- [Your task]
Reproduce all the lines below exactly and omit the images.

-- Start of Collected material --

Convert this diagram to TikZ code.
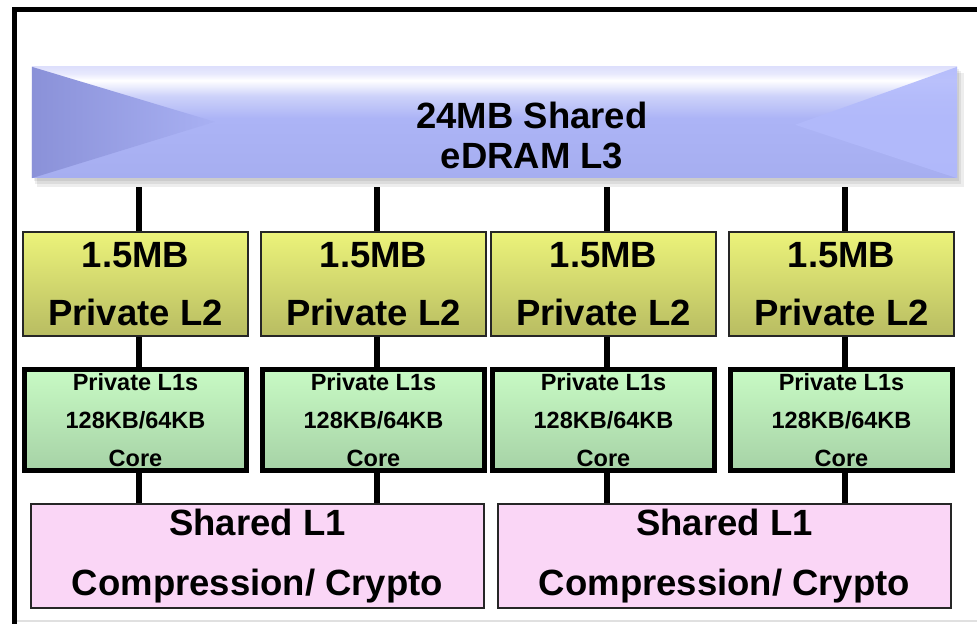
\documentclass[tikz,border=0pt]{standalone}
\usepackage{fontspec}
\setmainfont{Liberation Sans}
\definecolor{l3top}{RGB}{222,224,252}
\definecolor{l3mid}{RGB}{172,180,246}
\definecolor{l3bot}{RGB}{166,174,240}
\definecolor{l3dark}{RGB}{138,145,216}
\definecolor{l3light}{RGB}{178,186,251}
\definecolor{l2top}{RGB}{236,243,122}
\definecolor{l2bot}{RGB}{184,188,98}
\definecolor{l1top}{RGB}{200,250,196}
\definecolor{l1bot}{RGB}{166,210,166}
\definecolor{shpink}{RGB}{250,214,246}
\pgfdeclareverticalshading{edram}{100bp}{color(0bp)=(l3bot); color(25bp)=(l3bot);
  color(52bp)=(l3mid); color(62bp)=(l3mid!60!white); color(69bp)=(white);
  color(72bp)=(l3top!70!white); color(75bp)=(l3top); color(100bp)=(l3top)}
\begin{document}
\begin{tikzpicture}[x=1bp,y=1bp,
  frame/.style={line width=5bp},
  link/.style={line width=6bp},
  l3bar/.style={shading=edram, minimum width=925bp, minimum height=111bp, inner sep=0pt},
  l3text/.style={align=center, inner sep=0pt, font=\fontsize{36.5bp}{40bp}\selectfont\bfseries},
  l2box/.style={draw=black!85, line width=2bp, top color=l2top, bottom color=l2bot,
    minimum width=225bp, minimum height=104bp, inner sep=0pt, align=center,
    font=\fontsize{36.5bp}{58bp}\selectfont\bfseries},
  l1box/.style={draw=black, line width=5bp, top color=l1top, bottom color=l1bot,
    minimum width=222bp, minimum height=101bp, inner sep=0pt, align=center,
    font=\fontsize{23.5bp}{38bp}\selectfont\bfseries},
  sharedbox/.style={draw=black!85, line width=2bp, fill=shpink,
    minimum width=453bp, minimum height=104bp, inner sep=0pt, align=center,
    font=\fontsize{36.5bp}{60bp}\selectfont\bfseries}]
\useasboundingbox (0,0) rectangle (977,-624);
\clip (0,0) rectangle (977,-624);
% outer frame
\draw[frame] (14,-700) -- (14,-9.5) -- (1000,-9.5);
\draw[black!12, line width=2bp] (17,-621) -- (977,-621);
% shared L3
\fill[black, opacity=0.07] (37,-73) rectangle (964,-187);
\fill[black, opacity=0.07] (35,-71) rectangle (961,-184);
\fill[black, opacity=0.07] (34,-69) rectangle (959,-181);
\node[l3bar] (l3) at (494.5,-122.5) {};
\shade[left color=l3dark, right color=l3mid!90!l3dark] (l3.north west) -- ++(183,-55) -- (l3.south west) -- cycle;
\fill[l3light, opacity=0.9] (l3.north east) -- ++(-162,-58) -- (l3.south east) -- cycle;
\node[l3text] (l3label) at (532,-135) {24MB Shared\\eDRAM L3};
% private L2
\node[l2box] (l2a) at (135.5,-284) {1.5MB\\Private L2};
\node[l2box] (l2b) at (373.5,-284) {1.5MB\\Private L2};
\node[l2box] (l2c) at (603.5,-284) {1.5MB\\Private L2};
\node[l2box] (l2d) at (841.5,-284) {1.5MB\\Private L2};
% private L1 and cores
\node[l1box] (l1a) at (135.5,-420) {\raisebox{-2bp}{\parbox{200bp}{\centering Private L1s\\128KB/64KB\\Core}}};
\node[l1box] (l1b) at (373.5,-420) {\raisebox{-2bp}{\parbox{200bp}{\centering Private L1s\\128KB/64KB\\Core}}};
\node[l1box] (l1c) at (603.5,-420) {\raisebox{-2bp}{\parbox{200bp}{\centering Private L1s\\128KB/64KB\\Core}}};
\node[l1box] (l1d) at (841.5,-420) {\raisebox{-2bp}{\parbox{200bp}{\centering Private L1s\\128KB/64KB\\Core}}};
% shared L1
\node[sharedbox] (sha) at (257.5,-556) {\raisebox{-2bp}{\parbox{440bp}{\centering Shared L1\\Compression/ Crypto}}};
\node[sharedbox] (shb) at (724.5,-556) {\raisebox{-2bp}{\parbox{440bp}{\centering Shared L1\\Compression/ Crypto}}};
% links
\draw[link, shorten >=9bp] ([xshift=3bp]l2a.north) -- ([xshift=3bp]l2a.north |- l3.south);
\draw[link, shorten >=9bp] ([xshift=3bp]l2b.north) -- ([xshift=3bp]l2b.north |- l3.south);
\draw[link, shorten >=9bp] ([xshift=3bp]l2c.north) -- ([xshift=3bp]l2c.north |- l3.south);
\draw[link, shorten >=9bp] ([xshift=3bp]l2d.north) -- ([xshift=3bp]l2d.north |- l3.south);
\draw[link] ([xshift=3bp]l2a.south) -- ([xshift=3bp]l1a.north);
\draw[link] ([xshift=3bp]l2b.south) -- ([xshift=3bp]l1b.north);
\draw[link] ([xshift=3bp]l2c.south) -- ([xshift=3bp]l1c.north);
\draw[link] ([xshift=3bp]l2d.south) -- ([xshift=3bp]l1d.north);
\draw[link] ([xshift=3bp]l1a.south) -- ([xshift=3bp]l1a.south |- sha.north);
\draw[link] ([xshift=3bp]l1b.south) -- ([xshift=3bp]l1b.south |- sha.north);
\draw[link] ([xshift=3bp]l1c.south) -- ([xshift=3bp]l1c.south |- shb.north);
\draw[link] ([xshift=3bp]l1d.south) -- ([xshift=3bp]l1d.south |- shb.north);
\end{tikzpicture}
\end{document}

-- End of Collected material --

- [The reply]
Convert this diagram to TikZ code.
\documentclass[tikz,border=0pt]{standalone}
\usepackage{fontspec}
\setmainfont{Liberation Sans}
\definecolor{l3top}{RGB}{222,224,252}
\definecolor{l3mid}{RGB}{172,180,246}
\definecolor{l3bot}{RGB}{166,174,240}
\definecolor{l3dark}{RGB}{138,145,216}
\definecolor{l3light}{RGB}{178,186,251}
\definecolor{l2top}{RGB}{236,243,122}
\definecolor{l2bot}{RGB}{184,188,98}
\definecolor{l1top}{RGB}{200,250,196}
\definecolor{l1bot}{RGB}{166,210,166}
\definecolor{shpink}{RGB}{250,214,246}
\pgfdeclareverticalshading{edram}{100bp}{color(0bp)=(l3bot); color(25bp)=(l3bot);
  color(52bp)=(l3mid); color(62bp)=(l3mid!60!white); color(69bp)=(white);
  color(72bp)=(l3top!70!white); color(75bp)=(l3top); color(100bp)=(l3top)}
\begin{document}
\begin{tikzpicture}[x=1bp,y=1bp,
  frame/.style={line width=5bp},
  link/.style={line width=6bp},
  l3bar/.style={shading=edram, minimum width=925bp, minimum height=111bp, inner sep=0pt},
  l3text/.style={align=center, inner sep=0pt, font=\fontsize{36.5bp}{40bp}\selectfont\bfseries},
  l2box/.style={draw=black!85, line width=2bp, top color=l2top, bottom color=l2bot,
    minimum width=225bp, minimum height=104bp, inner sep=0pt, align=center,
    font=\fontsize{36.5bp}{58bp}\selectfont\bfseries},
  l1box/.style={draw=black, line width=5bp, top color=l1top, bottom color=l1bot,
    minimum width=222bp, minimum height=101bp, inner sep=0pt, align=center,
    font=\fontsize{23.5bp}{38bp}\selectfont\bfseries},
  sharedbox/.style={draw=black!85, line width=2bp, fill=shpink,
    minimum width=453bp, minimum height=104bp, inner sep=0pt, align=center,
    font=\fontsize{36.5bp}{60bp}\selectfont\bfseries}]
\useasboundingbox (0,0) rectangle (977,-624);
\clip (0,0) rectangle (977,-624);
% outer frame
\draw[frame] (14,-700) -- (14,-9.5) -- (1000,-9.5);
\draw[black!12, line width=2bp] (17,-621) -- (977,-621);
% shared L3
\fill[black, opacity=0.07] (37,-73) rectangle (964,-187);
\fill[black, opacity=0.07] (35,-71) rectangle (961,-184);
\fill[black, opacity=0.07] (34,-69) rectangle (959,-181);
\node[l3bar] (l3) at (494.5,-122.5) {};
\shade[left color=l3dark, right color=l3mid!90!l3dark] (l3.north west) -- ++(183,-55) -- (l3.south west) -- cycle;
\fill[l3light, opacity=0.9] (l3.north east) -- ++(-162,-58) -- (l3.south east) -- cycle;
\node[l3text] (l3label) at (532,-135) {24MB Shared\\eDRAM L3};
% private L2
\node[l2box] (l2a) at (135.5,-284) {1.5MB\\Private L2};
\node[l2box] (l2b) at (373.5,-284) {1.5MB\\Private L2};
\node[l2box] (l2c) at (603.5,-284) {1.5MB\\Private L2};
\node[l2box] (l2d) at (841.5,-284) {1.5MB\\Private L2};
% private L1 and cores
\node[l1box] (l1a) at (135.5,-420) {\raisebox{-2bp}{\parbox{200bp}{\centering Private L1s\\128KB/64KB\\Core}}};
\node[l1box] (l1b) at (373.5,-420) {\raisebox{-2bp}{\parbox{200bp}{\centering Private L1s\\128KB/64KB\\Core}}};
\node[l1box] (l1c) at (603.5,-420) {\raisebox{-2bp}{\parbox{200bp}{\centering Private L1s\\128KB/64KB\\Core}}};
\node[l1box] (l1d) at (841.5,-420) {\raisebox{-2bp}{\parbox{200bp}{\centering Private L1s\\128KB/64KB\\Core}}};
% shared L1
\node[sharedbox] (sha) at (257.5,-556) {\raisebox{-2bp}{\parbox{440bp}{\centering Shared L1\\Compression/ Crypto}}};
\node[sharedbox] (shb) at (724.5,-556) {\raisebox{-2bp}{\parbox{440bp}{\centering Shared L1\\Compression/ Crypto}}};
% links
\draw[link, shorten >=9bp] ([xshift=3bp]l2a.north) -- ([xshift=3bp]l2a.north |- l3.south);
\draw[link, shorten >=9bp] ([xshift=3bp]l2b.north) -- ([xshift=3bp]l2b.north |- l3.south);
\draw[link, shorten >=9bp] ([xshift=3bp]l2c.north) -- ([xshift=3bp]l2c.north |- l3.south);
\draw[link, shorten >=9bp] ([xshift=3bp]l2d.north) -- ([xshift=3bp]l2d.north |- l3.south);
\draw[link] ([xshift=3bp]l2a.south) -- ([xshift=3bp]l1a.north);
\draw[link] ([xshift=3bp]l2b.south) -- ([xshift=3bp]l1b.north);
\draw[link] ([xshift=3bp]l2c.south) -- ([xshift=3bp]l1c.north);
\draw[link] ([xshift=3bp]l2d.south) -- ([xshift=3bp]l1d.north);
\draw[link] ([xshift=3bp]l1a.south) -- ([xshift=3bp]l1a.south |- sha.north);
\draw[link] ([xshift=3bp]l1b.south) -- ([xshift=3bp]l1b.south |- sha.north);
\draw[link] ([xshift=3bp]l1c.south) -- ([xshift=3bp]l1c.south |- shb.north);
\draw[link] ([xshift=3bp]l1d.south) -- ([xshift=3bp]l1d.south |- shb.north);
\end{tikzpicture}
\end{document}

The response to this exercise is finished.